Self-supervised Data Pipeline

A comprehensive synthetic data pipeline is established to enable supervised training across all tasks using large-scale image collections (Open Images). This involves extracting objects, applying attribute-specific augmentations (illumination, geometric), and recomposing foregrounds onto backgrounds. This pipeline generates pseudo ground-truth identifiers and composite images for all task variants, with precise assignment of the control vector for each instance.

Figure 4: Flowchart of synthetic training data creation with background, foreground, and task-specific augmentation for multi-task supervision.

Experimental Validation

Datasets and Metrics

• COCOEE: A public benchmark providing 3,500 background/foreground pairs for compositing.
• FOSCom: Introduced for this work to provide realistic background-foreground pairs (640 samples) with manual bounding boxes in natural open areas.

Performance is evaluated along:

• Foreground fidelity (CLIP score)
• Background preservation (SSIM, LPIPS)
• Authenticity and generative quality (FID, Quality Score/QS)

Comparative Results

ControlCom demonstrates strong numerical gains:

• Highest overall Quality Score on COCOEE ($77.84$)
• Substantial CLIP foreground similarity across tasks ($90.63$ for blending/harmonization)
• Competitive FID to existing SoTA diffusion-based approaches

ControlCom is distinguished by superior controllability of foreground attributes and consistency across both synthetic (COCOEE) and real-world (FOSCom) scenarios.

Figure 5: Side-by-side qualitative results on COCOEE and FOSCom, highlighting ControlCom’s superior visual realism and foreground preservation compared to prior baselines.

Task-specific Analysis

Visualization of indicator-based control confirms robust, independent manipulation of illumination and pose.

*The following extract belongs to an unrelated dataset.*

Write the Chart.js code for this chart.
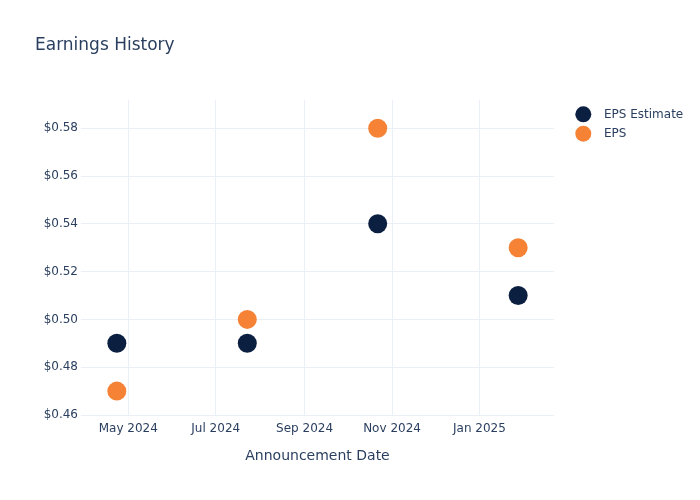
<!DOCTYPE html>
<html>
<head>
<meta charset="utf-8">
<script src="https://cdn.jsdelivr.net/npm/chart.js@4"></script>
<style>
  html, body { margin: 0; padding: 0; background: #fff; }
  #wrap { width: 700px; height: 500px; }
</style>
</head>
<body>
<div id="wrap"><canvas id="c" width="700" height="500"></canvas></div>
<script>
// ---- data ----
const announcementDates = ["2024-04-23", "2024-07-23", "2024-10-22", "2025-01-28"];
const epsEstimate = [0.49, 0.49, 0.54, 0.51];
const epsActual = [0.47, 0.50, 0.58, 0.53];
const xTickDates = ["2024-05-01", "2024-07-01", "2024-09-01", "2024-11-01", "2025-01-01"];
const xTickLabels = ["May 2024", "Jul 2024", "Sep 2024", "Nov 2024", "Jan 2025"];
const yTickValues = [0.46, 0.48, 0.50, 0.52, 0.54, 0.56, 0.58];
const seriesNames = ["EPS Estimate", "EPS"];
const xRangeDates = ["2024-03-29", "2025-02-22"];
const yRange = [0.46, 0.5918];

// ---- helpers ----
const DAY = 86400000;
function toDay(s) { const p = s.split('-').map(Number); return Date.UTC(p[0], p[1] - 1, p[2]) / DAY; }
const xTickDays = xTickDates.map(toDay);
const NAVY = '#0b1f41';
const ORANGE = '#f58235';
const TEXT = '#2a3f5f';
const GRID = '#ebf0f8';

Chart.defaults.font.family = "'DejaVu Sans', Verdana, sans-serif";
Chart.defaults.color = TEXT;

const legendPlugin = {
  id: 'customLegend',
  afterDraw(chart) {
    const ctx = chart.ctx;
    const colors = [NAVY, ORANGE];
    const ys = [114.3, 133.7];
    ctx.save();
    ctx.font = "12px 'DejaVu Sans', Verdana, sans-serif";
    ctx.textBaseline = 'middle';
    ctx.textAlign = 'left';
    seriesNames.forEach((n, i) => {
      ctx.beginPath();
      ctx.fillStyle = colors[i];
      ctx.arc(583.3, ys[i], 8, 0, Math.PI * 2);
      ctx.fill();
      ctx.fillStyle = TEXT;
      ctx.fillText(n, 604, ys[i] + 0.5);
    });
    ctx.restore();
  }
};

new Chart(document.getElementById('c'), {
  type: 'scatter',
  data: {
    datasets: [
      {
        label: seriesNames[0],
        data: announcementDates.map((d, i) => ({ x: toDay(d), y: epsEstimate[i] })),
        backgroundColor: NAVY,
        borderColor: NAVY,
        pointRadius: 9.5,
        pointHoverRadius: 9.5,
        pointBorderWidth: 0
      },
      {
        label: seriesNames[1],
        data: announcementDates.map((d, i) => ({ x: toDay(d), y: epsActual[i] })),
        backgroundColor: ORANGE,
        borderColor: ORANGE,
        pointRadius: 9.5,
        pointHoverRadius: 9.5,
        pointBorderWidth: 0
      }
    ]
  },
  options: {
    responsive: false,
    animation: false,
    devicePixelRatio: 1,
    layout: { padding: { left: 35, right: 146, top: 0, bottom: 0 } },
    plugins: {
      legend: { display: false },
      tooltip: { enabled: false },
      title: {
        display: true,
        text: 'Earnings History',
        align: 'start',
        color: TEXT,
        font: { size: 17, weight: 'normal' },
        padding: { top: 35.8, bottom: 43.8 }
      }
    },
    scales: {
      x: {
        type: 'linear',
        min: toDay(xRangeDates[0]),
        max: toDay(xRangeDates[1]),
        afterBuildTicks(scale) { scale.ticks = xTickDays.map(v => ({ value: v })); },
        afterFit(scale) { scale.height = 85; },
        ticks: {
          autoSkip: false,
          maxRotation: 0,
          padding: 7,
          color: TEXT,
          font: { size: 12 },
          callback(value) {
            const i = xTickDays.indexOf(value);
            return i >= 0 ? xTickLabels[i] : '';
          }
        },
        grid: { color: GRID, drawTicks: false, lineWidth: 1 },
        border: { display: false },
        title: {
          display: true,
          text: 'Announcement Date',
          color: TEXT,
          font: { size: 14 },
          padding: { top: 0, bottom: 35.6 }
        }
      },
      y: {
        type: 'linear',
        min: yRange[0],
        max: yRange[1],
        afterBuildTicks(scale) { scale.ticks = yTickValues.map(v => ({ value: v })); },
        afterFit(scale) { scale.width = 46; },
        ticks: {
          padding: 3,
          color: TEXT,
          font: { size: 12 },
          callback(value) { return '$' + Number(value).toFixed(2); }
        },
        grid: { color: GRID, drawTicks: false, lineWidth: 1 },
        border: { display: false }
      }
    }
  },
  plugins: [legendPlugin]
});
</script>
</body>
</html>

Qualitative examples illustrate seamless attribute preservation or modification according to $S$, with realistic boundary blending and minimal artifact formation. User studies (provided in supplementary material) further support the practical utility of fine-grained control.

Theoretical and Practical Implications

From a theoretical perspective, ControlCom advances conditional generation by demonstrating hierarchical semantic-appearance fusion and parallelization of multiple, traditionally sequential, image manipulation tasks within a single generative model. The controllable generator structure, particularly the indicator-conditioning and local enhancement, sets a precedent for further research in explicit attribute disentanglement in diffusion models.

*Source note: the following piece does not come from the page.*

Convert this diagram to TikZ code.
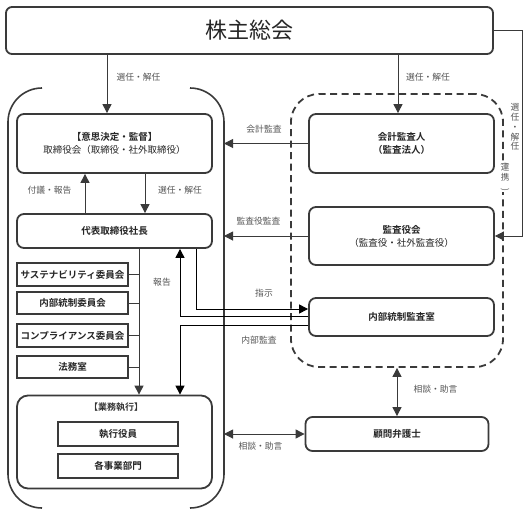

Practically, ControlCom enables more flexible and user-driven image editing pipelines, facilitating applications in creative design, visual effects, and content generation with minimal manual intervention. The generalizable self-supervised data strategy lowers annotation costs and extends to compositional tasks with different foreground/background domains.

Future Directions

Several avenues for future research arise:

• Extending the attribute control interface (e.g., continuous-valued or multi-attribute indicators)
• Generalizing to multi-object and layered compositing scenarios
• Improving robustness to real-world distributional shifts or occlusions
• Applying the hierarchical fusion paradigm to text-guided or multi-modal compositional synthesis
• Investigating theoretical bounds of fidelity and controllability under self-supervised data generation

Conclusion

ControlCom presents a substantial methodological advance for controllable, high-fidelity image composition using diffusion models. By unifying four key composition tasks and introducing a succinct, yet flexible, indicator-controlled interface, the approach achieves state-of-the-art performance in both quantitative and qualitative evaluations. Its two-stage foreground conditioning and self-supervised multi-task training pipeline represent significant innovations with broad applicability in vision systems that require precise, user-driven content integration.